The single biggest knock against Charge is the fact that its sonic performance hasn’t improved versus Flip, despite the $50 price increase. Both units have the same audio drivers, amplification, stereo separation, and overall wireless audio quality. Charge isn’t louder, clearer, or otherwise more impressive than Flip; if there’s any difference at all, you’ll only hear a hint more treble from Flip because of its slightly upward-facing drivers, and potentially a similarly tiny bit of extra bass from Charge because its bass port is on the side rather than the back, like Flip. But the distinctions are so minor and user position-dependent that we’d call them trivial; users will be more likely to notice the absence of Flip’s speakerphone functionality in Charge than any other audio differences between them.

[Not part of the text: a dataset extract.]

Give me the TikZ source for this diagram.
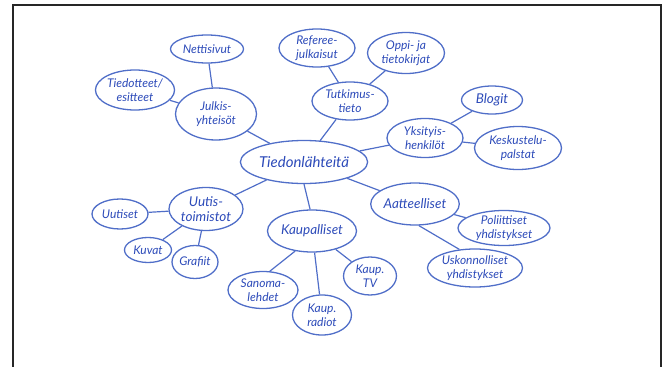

Overall, JBL’s Charge is a very good $150 portable speaker, though outshone in some regards by its fantastic sub-$100 brother. If you prefer the newer design, which will apparently be available in three color schemes (blue, green, or gray) versus Flip’s two, or if you really value the improvements JBL has made to its power functionality relative to Flip, Charge offers almost everything that made last year’s best speaker so special. But Flip offers 90% of the same experience at two-thirds the price, with an at least equally appealing industrial design and added speakerphone functionality. You can decide which one better suits your personal needs; we’d lean towards Flip unless something in Charge really calls out to you.